Article Preview
TopIntroduction
Dance is a performing art that uses the body to perform graceful or difficult movements in which rhythmic movements are the main means of expression through music. An excellent dance performance requires a professional choreographer, which maybe time-consuming and expensive. Although it can ensure a high degree of completion, the resulting choreography can only be used for single music, which has great limitations. Therefore, how to learn creative choreography by capturing repetitive motion connections and intrinsic characteristics of dance is meaningful. In this paper, we aim to explore multi-modality dance generation networks through constructing the correspondence between the visual and the audio cues.
Generating dance from music is a challenging generative task. Firstly, to keep dance and music in synchronization, the resulting dance movements must follow given musical style and beats. Secondly, dance is diverse in nature, that is, the dancing posture can follow every possible movement. Thirdly, the spatial structure of body movement in dance will lead to high complexity, so it's challenging to search for the connections between movements.
To address the above challenges, GrooveNet (Alemi et al., 2017) firstly investigates a variety of audio to movement mapping methods for describing audio information. These methods can provide some line of thought for solving the problem of the task. However, due to the small training dataset, their proposed models lack universal applicability. After that, some methods (Tang et al., 2018; Yalta et al., 2019) also convert the task into a music to dance mapping problem, in which the audio information is input into models through a series of feature extraction and then turned into the required skeleton information. We believe that it's difficult to learn the inner connection of the movements by learning the relationship of the audio than directly.
Based on the above analysis and human dance in reality, three basic observations motivate our research. (i) Important features picked out from audio information have sufficient expressive power. (ii) A series of movements from dancer are inherently coherent. (iii) Some experience is needed to coordinate music and dance movements reasonably.
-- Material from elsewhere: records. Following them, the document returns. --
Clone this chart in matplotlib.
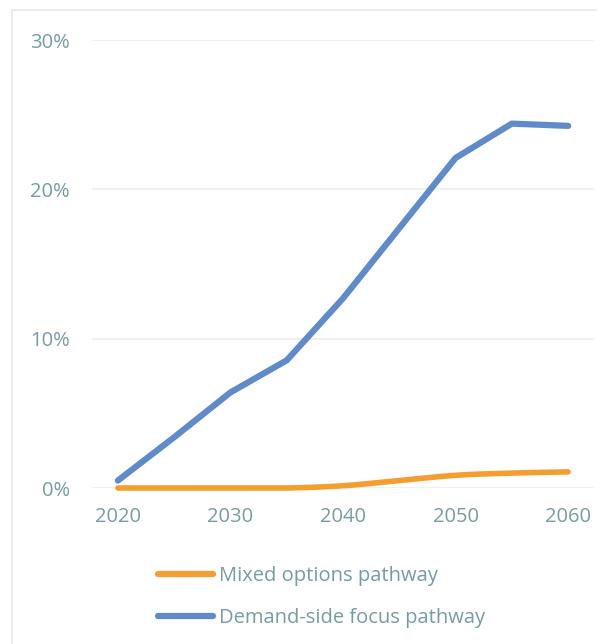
import numpy as np
import matplotlib.pyplot as plt
from matplotlib.lines import Line2D
from matplotlib.patches import Rectangle

plt.rcParams['font.family'] = ['Open Sans', 'DejaVu Sans']

years = [2020, 2025, 2030, 2035, 2040, 2045, 2050, 2055, 2060]
mixed = [0.0, 0.0, 0.0, 0.0, 0.15, 0.5, 0.85, 1.0, 1.08]
demand = [0.5, 3.4, 6.4, 8.55, 12.7, 17.4, 22.1, 24.4, 24.25]
series_names = ['Mixed options pathway', 'Demand-side focus pathway']
xticks = [2020, 2030, 2040, 2050, 2060]
yticks = [0, 10, 20, 30]

text_col = '#769CA4'
grid_col = '#EDF1F1'
orange = '#F59D2E'
blue = '#5F8BCB'


def smooth(x, y, n=20):
    # catmull-rom style smoothing for drawing the curve
    x = np.asarray(x, float)
    y = np.asarray(y, float)
    px = np.concatenate([[2 * x[0] - x[1]], x, [2 * x[-1] - x[-2]]])
    py = np.concatenate([[2 * y[0] - y[1]], y, [2 * y[-1] - y[-2]]])
    xs, ys = [], []
    t = np.linspace(0, 1, n, endpoint=False)
    for i in range(1, len(px) - 2):
        for p, out in ((px, xs), (py, ys)):
            p0, p1, p2, p3 = p[i - 1], p[i], p[i + 1], p[i + 2]
            out.extend(0.5 * ((2 * p1) + (-p0 + p2) * t
                              + (2 * p0 - 5 * p1 + 4 * p2 - p3) * t ** 2
                              + (-p0 + 3 * p1 - 3 * p2 + p3) * t ** 3))
    xs.append(x[-1])
    ys.append(y[-1])
    return np.array(xs), np.array(ys)


fig = plt.figure(figsize=(5.97, 6.44), dpi=100)
fig.patches.append(Rectangle((12 / 597, -0.1), 1.2, 634 / 644 + 0.1,
                             transform=fig.transFigure, fill=False,
                             edgecolor='#E6ECEC', linewidth=1.5))

ax = fig.add_axes([92 / 597, 1 - 488 / 644, (594 - 92) / 597, (488 - 40) / 644])

sx, sy = smooth(years, mixed)
sy = np.maximum(sy, 0)
ax.plot(sx, sy, color=orange, linewidth=4, solid_capstyle='round', clip_on=False, zorder=3)
ax.plot(years, demand, color=blue, linewidth=4.5, solid_capstyle='round', clip_on=False, zorder=4)

ax.set_xlim(2017.7, 2062.3)
ax.set_ylim(0, 30)
ax.set_xticks(xticks)
ax.set_yticks(yticks)
ax.set_yticklabels([f'{v}%' for v in yticks])
ax.grid(axis='y', color=grid_col, linewidth=1.5)
ax.set_axisbelow(True)
for s in ax.spines.values():
    s.set_visible(False)
ax.tick_params(length=0, colors=text_col, labelsize=14.5)
ax.tick_params(axis='y', pad=16)
ax.tick_params(axis='x', pad=14)

handles = [Line2D([], [], color=orange, linewidth=4.5, solid_capstyle='round'),
           Line2D([], [], color=blue, linewidth=4.5, solid_capstyle='round')]
leg = fig.legend(handles, series_names, loc='upper left',
                 bbox_to_anchor=(150 / 597, 1 - 558 / 644), frameon=False,
                 fontsize=14.5, handlelength=2.75, handletextpad=0.3,
                 labelspacing=1.1, borderaxespad=0)
for t in leg.get_texts():
    t.set_color(text_col)

fig.savefig('out.png', dpi=100)
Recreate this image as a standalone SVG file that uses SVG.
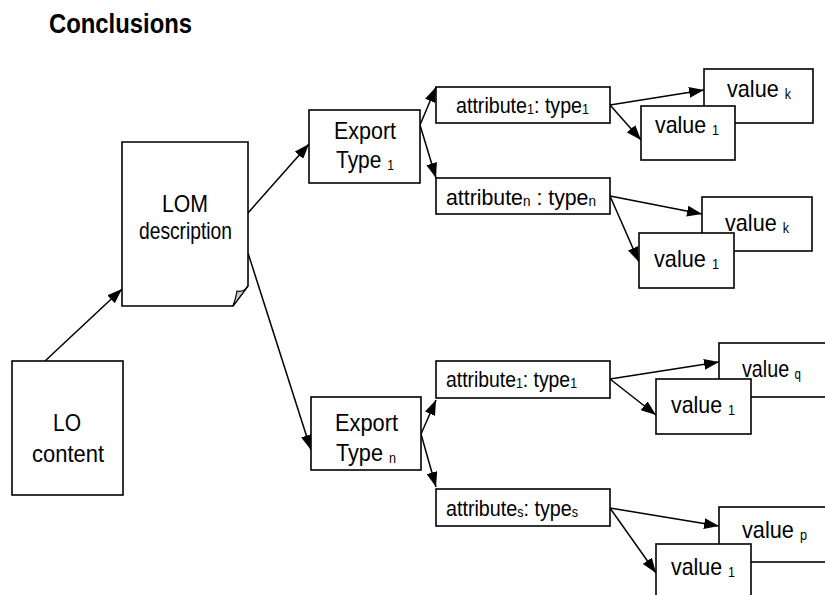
<svg xmlns="http://www.w3.org/2000/svg" width="825" height="595" viewBox="0 0 825 595">
  <style>
    .box { fill: #ffffff; stroke: #000000; stroke-width: 1.6; }
    .fold { fill: #cccccc; stroke: #000000; stroke-width: 1.2; }
    .edge { fill: none; stroke: #000000; stroke-width: 1.5; marker-end: url(#arrow); }
    text { font-family: "Liberation Sans", Arial, Helvetica, sans-serif; fill: #000000; }
    .title { font-size: 28px; font-weight: bold; }
    .big { font-size: 24px; }
    .attr { font-size: 22px; }
    .val { font-size: 24px; }
    .sub { font-size: 14px; }
  </style>
  <defs>
    <marker id="arrow" markerUnits="userSpaceOnUse" markerWidth="15" markerHeight="11" refX="15" refY="5.5" orient="auto">
      <path d="M0,0 L15,5.5 L0,11 Z" fill="#000000"/>
    </marker>
  </defs>

  <text class="title" x="49" y="33" textLength="143" lengthAdjust="spacingAndGlyphs">Conclusions</text>

  <!-- connectors -->
  <g id="connectors">
    <line class="edge" x1="45" y1="361" x2="122" y2="289"/>
    <line class="edge" x1="248" y1="213" x2="309" y2="144"/>
    <line class="edge" x1="248" y1="253" x2="311" y2="450"/>
    <line class="edge" x1="420" y1="125" x2="436" y2="87"/>
    <line class="edge" x1="420" y1="125" x2="436" y2="178"/>
    <line class="edge" x1="421" y1="434" x2="436" y2="400"/>
    <line class="edge" x1="421" y1="434" x2="436" y2="487"/>
    <line class="edge" x1="610" y1="105" x2="704" y2="90"/>
    <line class="edge" x1="610" y1="105" x2="641" y2="140"/>
    <line class="edge" x1="610" y1="196" x2="702" y2="214"/>
    <line class="edge" x1="610" y1="196" x2="639" y2="262"/>
    <line class="edge" x1="610" y1="379" x2="719" y2="362"/>
    <line class="edge" x1="610" y1="379" x2="656" y2="415"/>
    <line class="edge" x1="610" y1="508" x2="719" y2="526"/>
    <line class="edge" x1="610" y1="508" x2="656" y2="573"/>
  </g>

  <g id="lo-content">
    <rect class="box" x="12" y="361" width="111" height="134"/>
    <text class="big" x="53" y="431" textLength="28" lengthAdjust="spacingAndGlyphs">LO</text>
    <text class="big" x="32" y="462" textLength="72" lengthAdjust="spacingAndGlyphs">content</text>
  </g>

  <g id="lom-description">
    <path class="box" d="M122,142 H248 V286 L233,306 H122 Z"/>
    <path class="fold" d="M233,306 Q236,298 237,291 Q243,293 248,286 Z"/>
    <text class="big" x="162" y="212" textLength="46" lengthAdjust="spacingAndGlyphs">LOM</text>
    <text class="big" x="139" y="239" textLength="93" lengthAdjust="spacingAndGlyphs">description</text>
  </g>

  <g id="export-type-1">
    <rect class="box" x="309" y="110" width="111" height="73"/>
    <text class="big" x="334" y="139" textLength="62" lengthAdjust="spacingAndGlyphs">Export</text>
    <text class="big" x="336" y="168" textLength="58" lengthAdjust="spacingAndGlyphs">Type <tspan class="sub" dy="2">1</tspan></text>
  </g>

  <g id="export-type-n">
    <rect class="box" x="311" y="397" width="110" height="73"/>
    <text class="big" x="335" y="431" textLength="63" lengthAdjust="spacingAndGlyphs">Export</text>
    <text class="big" x="336" y="461" textLength="60" lengthAdjust="spacingAndGlyphs">Type <tspan class="sub" dy="2">n</tspan></text>
  </g>

  <g id="attr-1-top">
    <rect class="box" x="436" y="87" width="174" height="36"/>
    <text class="attr" x="456" y="113" textLength="133" lengthAdjust="spacingAndGlyphs">attribute<tspan class="sub" dy="1">1</tspan><tspan dy="-1">: type</tspan><tspan class="sub" dy="1">1</tspan></text>
  </g>

  <g id="attr-n-top">
    <rect class="box" x="436" y="178" width="174" height="36"/>
    <text class="attr" x="446" y="205" textLength="150" lengthAdjust="spacingAndGlyphs">attribute<tspan class="sub" dy="1">n</tspan><tspan dy="-1"> : type</tspan><tspan class="sub" dy="1">n</tspan></text>
  </g>

  <g id="attr-1-bottom">
    <rect class="box" x="436" y="361" width="174" height="37"/>
    <text class="attr" x="446" y="387" textLength="131" lengthAdjust="spacingAndGlyphs">attribute<tspan class="sub" dy="1">1</tspan><tspan dy="-1">: type</tspan><tspan class="sub" dy="1">1</tspan></text>
  </g>

  <g id="attr-s-bottom">
    <rect class="box" x="436" y="489" width="174" height="37"/>
    <text class="attr" x="446" y="516" textLength="132" lengthAdjust="spacingAndGlyphs">attribute<tspan class="sub" dy="1">s</tspan><tspan dy="-1">: type</tspan><tspan class="sub" dy="1">s</tspan></text>
  </g>

  <g id="value-k-a">
    <rect class="box" x="704" y="69" width="109" height="54"/>
    <text class="val" x="727" y="97" textLength="64" lengthAdjust="spacingAndGlyphs">value <tspan class="sub" dy="2">k</tspan></text>
  </g>
  <g id="value-1-a">
    <rect class="box" x="641" y="106" width="94" height="54"/>
    <text class="val" x="655" y="133" textLength="64" lengthAdjust="spacingAndGlyphs">value <tspan class="sub" dy="2">1</tspan></text>
  </g>

  <g id="value-k-b">
    <rect class="box" x="702" y="197" width="110" height="54"/>
    <text class="val" x="725" y="231" textLength="64" lengthAdjust="spacingAndGlyphs">value <tspan class="sub" dy="2">k</tspan></text>
  </g>
  <g id="value-1-b">
    <rect class="box" x="639" y="233" width="95" height="55"/>
    <text class="val" x="654" y="267" textLength="65" lengthAdjust="spacingAndGlyphs">value <tspan class="sub" dy="2">1</tspan></text>
  </g>

  <g id="value-q">
    <rect class="box" x="719" y="343" width="111" height="54"/>
    <text class="val" x="742" y="377" textLength="59" lengthAdjust="spacingAndGlyphs">value <tspan class="sub" dy="2">q</tspan></text>
  </g>
  <g id="value-1-c">
    <rect class="box" x="656" y="379" width="95" height="55"/>
    <text class="val" x="671" y="413" textLength="64" lengthAdjust="spacingAndGlyphs">value <tspan class="sub" dy="2">1</tspan></text>
  </g>

  <g id="value-p">
    <rect class="box" x="719" y="507" width="111" height="55"/>
    <text class="val" x="742" y="538" textLength="65" lengthAdjust="spacingAndGlyphs">value <tspan class="sub" dy="2">p</tspan></text>
  </g>
  <g id="value-1-d">
    <rect class="box" x="656" y="544" width="95" height="56"/>
    <text class="val" x="671" y="575" textLength="64" lengthAdjust="spacingAndGlyphs">value <tspan class="sub" dy="2">1</tspan></text>
  </g>
</svg>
Therefore, the task is no longer a mapping of music to dance, but a fusion of the two based on movement in our proposed model.
In this paper, we take music and initial 2D human skeleton as input. We then combine multiple modal information and use LSTM (Long Short-Term Memory) and MDN(Mixture Density Networks, (Richter, 2003)) to generate 2D skeleton prediction sequence and image prediction sequence of human body. Moreover, convolution blocks are used to generate 3D skeleton from 2D skeleton, thereby obtaining the output dancing movements. Finally, new evaluation metrics are proposed for evaluating the outputs of different modalities and methods.
The contributions of this paper are as follows:
- •
Novel multi-modality dance generation networks are proposed through constructing the correspondence between the visual and the audio cues;
- •
We propose new evaluation metrics of human dance generation, based on which the generation results of different modalities and methods are interpretable.
TopMultimodal Deep Learning
Each source or form of information can be called a modality. For example, human senses include touch, hearing, sight, and smell; the medium of information includes voice, video, text, etc.; various sensors include radar, accelerometer, etc. With the development of deep learning in recent years, many research hotspots have emerged in the combination of multimodal learning and deep learning. It can be roughly divided into the following directions: Representation, which uses the complementarity between multiple modalities to eliminate the redundancy between modalities, so as to learn better feature representation (Kiros et al., 2014; Mroueh et al., 2017); Translation, which converts the information of one modal into the information of another modal (Peng et al., 2016; Antol et al., 2015); Alignment, to find the correspondence between different modal information branches from the same instance (Meutzner et al., 2017; Neverova et al., 2015); Fusion,to combines the information of multiple modals for classification or regression tasks (Bahdanau et al., 2014; Karpathy & Fei-Fei, 2015). The above tasks are the most basic multimodal deep learning tasks, and also point out the direction for future development.